I put the finishing touches on this article just hours after the Department of Labor (DOL) proposed an 18-month delay to the fiduciary rule. Now we will have to wait and see how the rule might be changed during this delay.
Regardless of the final version of the DOL rule, there is little doubt that the entire financial services industry is moving toward a best-interest standard. While DOL may have provided the initial push toward a common fiduciary standard, the following three events are increasing the momentum.
The Certified Financial Planner Board of Standards is currently taking comments on a recently proposed update to the Standards of Professional Conduct governing all 77,000 CFP professionals. This proposed update would require CFP professionals to act as fiduciaries on all financial advice.
In June, the state of Nevada surprised the industry when it revised an existing law to include brokers and investment advisors under its fiduciary standard. Effective July 1, 2017, financial advisors must disclose any “profit or commission” they receive based on their guidance to Nevada clients and must make a “diligent inquiry” about a client’s financial condition and goals. Other states are considering similar requirements.
Jay Clayton, the new chairman of the Securities and Exchange Commission, has indicated that at long last the SEC is getting serious about creating a fiduciary standard for all types of investment accounts.
A fiduciary has both a duty of loyalty and a duty of care. In plain English, the duty of loyalty requires an advisor to put the interests of the client above his or her own. Any conflicts of interest must be eliminated. To the extent the conflicts cannot be eliminated, they must be minimized and fully disclosed. The duty of care requires the advisor to give advice only if he or she is qualified to do so.
What would a duty of loyalty and care mean to the annuity industry?

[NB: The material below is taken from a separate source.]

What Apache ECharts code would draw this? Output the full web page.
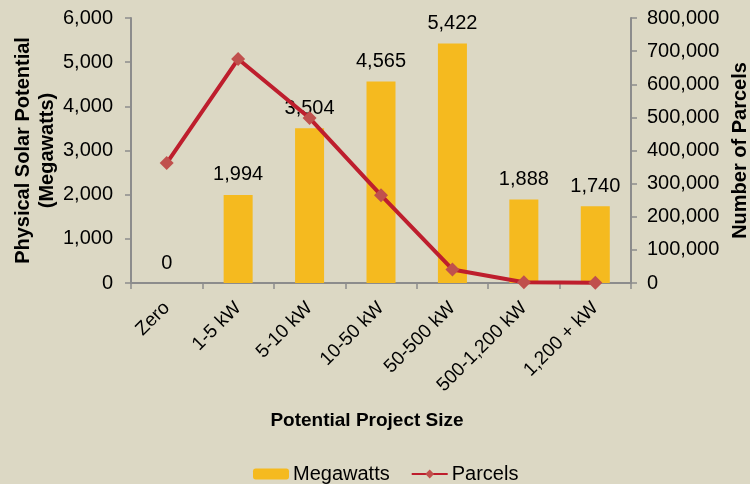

Most advisors would most certainly say that they already put their clients’ best interests first; therefore, they already meet the duties of loyalty and care. However, one cannot meet a fiduciary standard through intent alone. Working within a fiduciary framework with the least amount of liability also means the creation of a process, the documentation of that process and the reduction of potential conflicts of interest. It is these aspects that are driving changes throughout the entire industry. Within the annuity industry specifically, we can expect to see the following changes occur.
1. Commissions will be more “level,” if they continue to exist at all. Despite the obvious conflicts created by any product paying a commission, no current proposal or law prohibits them. While the CFP Board’s proposal makes it clear that commission-free advice is preferred, it would allow its members to receive commissions as long as they are clearly disclosed in plain English. The current DOL rule created an exemption permitting the continued recommendation of commissionable products. Although commissions are still allowed, the inherent conflict they create does in turn create additional legal exposure for firms and individuals in this new fiduciary world.
In an attempt to reduce the potential legal exposure inherent with the conflict, distributors are building supervisory frameworks that will make every recommendation of a commissionable annuity look a lot like the supervisory process that today is reserved for 1035 annuity exchanges.
This enhanced supervision will provide a tremendous incentive for advisors to simplify their lives by recommending a fee-based annuity instead of a commission-based annuity. If enough advisors choose the fee-based route, then the annuity distributors are likely to eventually reach the conclusion that the additional supervisory costs and infrastructure required to support commissionable annuities are simply not worth it.
In the interim, we will see commissions leveled by product type in order to eliminate any possibility of an advisor being accused of recommending one annuity over another because of compensation. For example, every variable annuity offered on a firm’s platform will likely pay the same commission.
In short, the days of insurance companies offering multiple flavors of products — especially in the fixed and indexed annuity space — in order to justify products at different commission points is about to come to an end. Eventually, the annuity companies will get out of the commission business completely. They will likely offer only a non-commission product that an advisor can either place in a fee-based account or have his or her back office tack on a “reasonable commission.”
2. The industry will have to work with regulators to rethink the current annuity suitability requirements. At most distributors, annuities are the most highly supervised product on the platform. Not only do advisors face the supervisory requirements related to the Financial Industry Regulatory Authority’s annual list of complex products, but they have all of the state insurance suitability requirements as well. And if an advisor proposes the replacement of one annuity for another, he faces supervision on steroids. These requirements are based mostly on regulators’ concerns that advisors make annuity recommendations that are unduly impacted by the commissions they receive.